On Feb. 21, Alaeddin Boroujerdi, the influential head of the National Security and Foreign Policy Commission of Iran's legislature, known as the Majles, took the unprecedented step of publicly chastising the newly-installed Mr. Amano. "We had announced earlier that the agency's director general should avoid linking his reports to political issues, but Mr. Amano's reports seem to be moving toward politicization," the legislator told reporters.
Mr. Boroujerdi's discontent stems from the IAEA's latest report on Iran's nuclear program, released publicly on Feb. 17. The study, the first issued by the agency with Mr. Amano at the helm, provides the IAEA's most critical view to date of Iran's nuclear endeavor, and of the possible dangers associated with it. Intelligence amassed by the IAEA, the report says, "raises concerns about the possible existence in Iran of past or current undisclosed activities related to the development of a nuclear payload for a missile. These alleged activities consist of a number of projects and subprojects, covering nuclear and missile related aspects, run by military-related organizations."
The new IAEA assessment is all the more striking given the distinctly counterproductive role the IAEA has traditionally played in the international debate over Iran's atomic effort. Under the direction of Egyptian diplomat par excellence Mohammed ElBaradei, the organization busied itself with all manner of issues, nuclear and otherwise, while giving short shrift to the strategic logic underpinning the ayatollahs' enduring interest in the bomb. In the process, the organization and its famous head came to be seen as something less than an honest broker in the international effort to prevent the Islamic Republic from going nuclear. (Depending on how you view it, Mr. ElBaradei's confession last year that he thought the Iranian regime may indeed be striving for nuclear weapons status after all was either a true change of heart, a savvy burnishing of his legacy, or an effort to bolster his credentials ahead of a possible bid for the Egyptian presidency.)
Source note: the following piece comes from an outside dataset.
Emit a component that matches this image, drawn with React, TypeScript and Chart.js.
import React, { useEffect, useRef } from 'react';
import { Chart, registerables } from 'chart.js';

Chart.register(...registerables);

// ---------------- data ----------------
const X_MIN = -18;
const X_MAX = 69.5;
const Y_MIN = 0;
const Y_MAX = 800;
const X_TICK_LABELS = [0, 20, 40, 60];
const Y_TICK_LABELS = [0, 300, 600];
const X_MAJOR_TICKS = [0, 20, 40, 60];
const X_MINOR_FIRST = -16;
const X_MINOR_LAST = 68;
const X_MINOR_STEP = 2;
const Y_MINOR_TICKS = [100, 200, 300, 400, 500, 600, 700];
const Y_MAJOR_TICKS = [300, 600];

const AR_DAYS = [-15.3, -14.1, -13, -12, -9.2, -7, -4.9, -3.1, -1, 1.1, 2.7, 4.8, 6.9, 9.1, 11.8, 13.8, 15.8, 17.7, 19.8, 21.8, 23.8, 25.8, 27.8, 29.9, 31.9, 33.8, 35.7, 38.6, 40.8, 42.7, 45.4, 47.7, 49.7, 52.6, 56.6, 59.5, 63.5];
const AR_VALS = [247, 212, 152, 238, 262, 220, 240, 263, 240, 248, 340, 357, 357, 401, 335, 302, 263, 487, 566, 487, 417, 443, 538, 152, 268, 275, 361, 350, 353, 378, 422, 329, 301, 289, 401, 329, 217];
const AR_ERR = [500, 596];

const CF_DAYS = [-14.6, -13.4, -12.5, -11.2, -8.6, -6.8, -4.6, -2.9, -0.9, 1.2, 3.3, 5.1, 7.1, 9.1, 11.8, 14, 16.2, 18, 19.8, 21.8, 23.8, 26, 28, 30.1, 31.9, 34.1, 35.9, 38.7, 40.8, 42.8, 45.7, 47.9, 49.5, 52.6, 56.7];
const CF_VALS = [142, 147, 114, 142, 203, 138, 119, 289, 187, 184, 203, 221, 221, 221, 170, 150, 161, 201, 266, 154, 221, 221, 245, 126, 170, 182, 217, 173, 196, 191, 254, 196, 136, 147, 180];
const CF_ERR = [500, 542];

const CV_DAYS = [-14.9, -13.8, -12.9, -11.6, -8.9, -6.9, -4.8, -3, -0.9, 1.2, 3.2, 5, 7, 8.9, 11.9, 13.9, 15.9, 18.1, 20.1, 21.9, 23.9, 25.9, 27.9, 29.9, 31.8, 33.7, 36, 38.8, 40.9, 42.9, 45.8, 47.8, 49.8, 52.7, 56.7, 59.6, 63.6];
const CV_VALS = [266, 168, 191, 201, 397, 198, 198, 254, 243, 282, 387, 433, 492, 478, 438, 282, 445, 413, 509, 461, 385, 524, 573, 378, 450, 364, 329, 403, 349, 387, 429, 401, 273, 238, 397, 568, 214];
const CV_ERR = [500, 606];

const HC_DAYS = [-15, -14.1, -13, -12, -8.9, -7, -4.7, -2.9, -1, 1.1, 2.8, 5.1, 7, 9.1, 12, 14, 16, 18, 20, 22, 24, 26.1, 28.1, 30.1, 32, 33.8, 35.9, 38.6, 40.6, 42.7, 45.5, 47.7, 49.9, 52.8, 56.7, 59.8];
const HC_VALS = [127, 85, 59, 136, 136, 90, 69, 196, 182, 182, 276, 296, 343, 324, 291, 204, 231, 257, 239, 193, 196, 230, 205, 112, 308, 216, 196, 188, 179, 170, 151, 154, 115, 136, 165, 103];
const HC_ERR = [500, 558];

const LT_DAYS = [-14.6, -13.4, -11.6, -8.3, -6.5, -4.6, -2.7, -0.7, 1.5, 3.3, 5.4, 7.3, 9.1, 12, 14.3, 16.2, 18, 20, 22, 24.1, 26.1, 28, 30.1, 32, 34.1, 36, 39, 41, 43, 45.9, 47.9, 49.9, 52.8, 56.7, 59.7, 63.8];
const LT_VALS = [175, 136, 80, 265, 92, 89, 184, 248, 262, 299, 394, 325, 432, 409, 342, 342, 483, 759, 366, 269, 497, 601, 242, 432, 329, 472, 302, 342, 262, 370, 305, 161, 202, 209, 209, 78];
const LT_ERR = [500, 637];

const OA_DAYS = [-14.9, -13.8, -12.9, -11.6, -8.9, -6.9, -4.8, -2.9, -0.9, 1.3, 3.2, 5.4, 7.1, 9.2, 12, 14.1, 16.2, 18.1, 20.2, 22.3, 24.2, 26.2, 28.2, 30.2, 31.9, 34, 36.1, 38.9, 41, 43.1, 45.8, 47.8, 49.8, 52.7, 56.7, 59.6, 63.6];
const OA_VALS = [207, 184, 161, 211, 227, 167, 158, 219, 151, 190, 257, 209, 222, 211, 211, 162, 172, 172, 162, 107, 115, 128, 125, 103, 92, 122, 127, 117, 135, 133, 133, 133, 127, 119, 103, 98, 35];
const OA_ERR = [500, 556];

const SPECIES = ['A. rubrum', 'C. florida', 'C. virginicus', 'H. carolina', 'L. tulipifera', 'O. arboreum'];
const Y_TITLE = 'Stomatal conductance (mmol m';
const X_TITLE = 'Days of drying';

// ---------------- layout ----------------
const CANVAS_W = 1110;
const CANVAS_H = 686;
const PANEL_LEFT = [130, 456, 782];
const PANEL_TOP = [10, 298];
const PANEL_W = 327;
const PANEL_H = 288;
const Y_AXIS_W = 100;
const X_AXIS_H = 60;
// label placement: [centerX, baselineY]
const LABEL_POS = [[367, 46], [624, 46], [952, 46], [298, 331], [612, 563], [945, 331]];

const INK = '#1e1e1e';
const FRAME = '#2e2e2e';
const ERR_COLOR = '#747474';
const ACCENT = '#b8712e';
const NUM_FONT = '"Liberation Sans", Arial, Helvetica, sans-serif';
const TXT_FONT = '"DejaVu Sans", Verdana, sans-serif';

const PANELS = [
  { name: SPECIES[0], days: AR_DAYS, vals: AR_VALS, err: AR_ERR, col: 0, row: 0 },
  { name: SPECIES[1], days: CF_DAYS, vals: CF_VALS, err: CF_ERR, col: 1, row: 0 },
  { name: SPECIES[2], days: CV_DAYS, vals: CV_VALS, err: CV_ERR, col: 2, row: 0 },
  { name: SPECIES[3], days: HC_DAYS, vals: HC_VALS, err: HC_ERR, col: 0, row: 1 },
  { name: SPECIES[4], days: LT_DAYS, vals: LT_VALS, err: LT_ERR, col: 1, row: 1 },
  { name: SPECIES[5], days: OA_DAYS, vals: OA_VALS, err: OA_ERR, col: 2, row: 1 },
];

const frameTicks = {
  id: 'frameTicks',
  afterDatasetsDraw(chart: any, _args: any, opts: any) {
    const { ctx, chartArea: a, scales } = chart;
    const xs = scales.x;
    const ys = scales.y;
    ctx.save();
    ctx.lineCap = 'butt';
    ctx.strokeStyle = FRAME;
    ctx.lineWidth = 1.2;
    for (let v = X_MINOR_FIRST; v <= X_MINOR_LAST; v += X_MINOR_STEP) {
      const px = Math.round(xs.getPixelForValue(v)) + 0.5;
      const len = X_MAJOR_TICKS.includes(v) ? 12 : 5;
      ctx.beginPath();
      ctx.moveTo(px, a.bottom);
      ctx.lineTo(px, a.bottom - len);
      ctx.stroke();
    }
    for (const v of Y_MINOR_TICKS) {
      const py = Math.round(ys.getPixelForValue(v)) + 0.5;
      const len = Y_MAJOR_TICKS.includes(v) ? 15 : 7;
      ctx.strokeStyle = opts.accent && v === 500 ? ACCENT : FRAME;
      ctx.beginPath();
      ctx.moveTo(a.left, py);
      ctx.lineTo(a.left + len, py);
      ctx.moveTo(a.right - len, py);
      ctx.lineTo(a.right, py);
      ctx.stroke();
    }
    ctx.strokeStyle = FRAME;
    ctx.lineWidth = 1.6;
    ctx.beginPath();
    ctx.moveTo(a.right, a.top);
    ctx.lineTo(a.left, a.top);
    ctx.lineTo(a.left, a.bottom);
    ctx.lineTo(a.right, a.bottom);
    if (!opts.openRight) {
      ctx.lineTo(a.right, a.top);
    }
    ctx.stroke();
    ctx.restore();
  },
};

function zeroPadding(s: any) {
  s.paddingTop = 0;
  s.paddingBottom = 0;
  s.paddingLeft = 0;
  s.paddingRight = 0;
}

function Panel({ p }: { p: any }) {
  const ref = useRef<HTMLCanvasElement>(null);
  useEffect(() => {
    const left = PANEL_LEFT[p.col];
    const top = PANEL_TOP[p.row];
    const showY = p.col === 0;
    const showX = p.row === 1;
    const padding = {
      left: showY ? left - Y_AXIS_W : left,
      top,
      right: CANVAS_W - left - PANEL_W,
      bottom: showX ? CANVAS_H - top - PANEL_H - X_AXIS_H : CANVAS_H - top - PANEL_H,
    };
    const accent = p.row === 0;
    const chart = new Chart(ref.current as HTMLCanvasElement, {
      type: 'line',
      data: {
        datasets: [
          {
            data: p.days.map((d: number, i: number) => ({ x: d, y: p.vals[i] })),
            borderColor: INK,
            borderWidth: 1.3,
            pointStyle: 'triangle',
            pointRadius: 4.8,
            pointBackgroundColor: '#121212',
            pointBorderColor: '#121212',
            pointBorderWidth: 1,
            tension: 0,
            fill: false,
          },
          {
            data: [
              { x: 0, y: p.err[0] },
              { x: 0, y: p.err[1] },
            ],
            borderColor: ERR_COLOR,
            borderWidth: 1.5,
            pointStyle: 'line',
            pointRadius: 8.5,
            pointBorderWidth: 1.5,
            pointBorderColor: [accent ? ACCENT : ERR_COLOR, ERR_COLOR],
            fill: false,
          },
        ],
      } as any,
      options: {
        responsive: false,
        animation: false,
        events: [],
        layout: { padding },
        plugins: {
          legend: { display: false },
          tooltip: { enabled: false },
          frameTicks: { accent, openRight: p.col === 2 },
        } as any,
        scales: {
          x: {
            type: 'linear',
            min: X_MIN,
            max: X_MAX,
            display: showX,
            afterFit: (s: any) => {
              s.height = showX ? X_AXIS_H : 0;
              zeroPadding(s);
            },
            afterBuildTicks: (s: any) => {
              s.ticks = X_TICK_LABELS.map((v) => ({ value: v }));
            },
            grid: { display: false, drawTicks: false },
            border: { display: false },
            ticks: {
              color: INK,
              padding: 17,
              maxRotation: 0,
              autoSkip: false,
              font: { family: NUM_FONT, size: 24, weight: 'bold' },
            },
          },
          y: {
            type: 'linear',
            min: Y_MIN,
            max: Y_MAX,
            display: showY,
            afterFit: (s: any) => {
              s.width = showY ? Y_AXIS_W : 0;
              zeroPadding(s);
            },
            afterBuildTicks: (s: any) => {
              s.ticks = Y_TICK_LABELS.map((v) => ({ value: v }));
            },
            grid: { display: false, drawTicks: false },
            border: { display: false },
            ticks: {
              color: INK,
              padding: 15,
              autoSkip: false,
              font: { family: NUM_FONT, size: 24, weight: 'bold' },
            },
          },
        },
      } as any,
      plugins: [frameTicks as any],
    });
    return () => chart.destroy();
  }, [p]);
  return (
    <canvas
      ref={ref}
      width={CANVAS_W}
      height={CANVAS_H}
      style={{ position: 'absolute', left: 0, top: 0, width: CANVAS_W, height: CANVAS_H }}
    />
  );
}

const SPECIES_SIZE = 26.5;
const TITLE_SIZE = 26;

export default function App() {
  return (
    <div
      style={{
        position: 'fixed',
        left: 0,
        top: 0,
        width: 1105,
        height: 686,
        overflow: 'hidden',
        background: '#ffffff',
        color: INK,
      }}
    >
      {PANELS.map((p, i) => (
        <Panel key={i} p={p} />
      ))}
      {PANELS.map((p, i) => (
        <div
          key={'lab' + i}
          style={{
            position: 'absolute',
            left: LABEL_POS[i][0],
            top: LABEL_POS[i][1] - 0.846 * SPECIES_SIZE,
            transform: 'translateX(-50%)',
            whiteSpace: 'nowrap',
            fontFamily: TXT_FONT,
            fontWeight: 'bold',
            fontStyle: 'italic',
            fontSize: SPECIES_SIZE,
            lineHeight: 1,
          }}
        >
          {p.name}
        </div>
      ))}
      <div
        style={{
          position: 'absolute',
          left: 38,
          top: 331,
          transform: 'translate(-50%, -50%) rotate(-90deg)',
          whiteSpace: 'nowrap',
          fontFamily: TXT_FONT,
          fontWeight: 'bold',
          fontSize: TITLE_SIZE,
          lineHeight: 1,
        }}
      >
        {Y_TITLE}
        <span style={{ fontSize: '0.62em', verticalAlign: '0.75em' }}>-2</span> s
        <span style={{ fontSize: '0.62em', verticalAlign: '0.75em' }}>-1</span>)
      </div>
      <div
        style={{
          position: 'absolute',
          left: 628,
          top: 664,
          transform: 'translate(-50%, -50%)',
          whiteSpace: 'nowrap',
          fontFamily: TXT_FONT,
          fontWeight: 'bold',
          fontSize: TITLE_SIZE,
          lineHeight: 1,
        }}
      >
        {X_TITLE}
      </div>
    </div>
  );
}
All of which makes the IAEA's latest critical look at Iran's nuclear program all the more devastating for Iran - and helpful to the West. More than two months after President Obama's informal year-end deadline for "engagement" with the Iranian regime, momentum is building within the Capital Beltway for serious economic sanctions against Iran. A wide range of measures - from the sweeping ban on Iran's gasoline imports favored by Congress to the more "targeted" sanctions against Iranian financial interests and actors embraced by the White House - is now on the table. The common denominator in all of these, however, is leverage.
Simply put, Washington does not have much. After three decades of embargo, trade between the U.S. and the Islamic Republic is minimal; in 2009, the bilateral trade balance between the United States and Iran stood at less than $250 million, according to the U.S. Census Bureau. America's coalition partners, by contrast, have much more.
Europe, for example, wields considerable power vis-a-vis the Iranian regime. Two-way trade between the Islamic Republic and EU states is estimated to have surpassed $10 billion last year, and Iran is reliant on Europe for nearly 40 percent of its high technology needs. Increasingly, moreover, countries there are putting their money where their mouths are, and curtailing their commercial dealings with Iran. In recent weeks, a spate of European companies - including Italy's ENI and Germany's Siemens - have begun to rethink future trade with Tehran. These decisions have been further buttressed by the evolving European position toward the Islamic Republic. The European Parliament is said to have recently begun lobbying telecommunications firms like Nokia and Siemens to sever economic ties to Tehran entirely over its violations of human rights and censorship practices in the wake of last summer's contested presidential election.
The IAEA's new, more sober reading of Iran's nuclear intentions should serve to reinforce these trends, and help to add new members to the emerging international consensus regarding the need to isolate Iran. If it does, Mr. Amano's tenure as the IAEA's director general could already be considered more successful than that of his predecessor.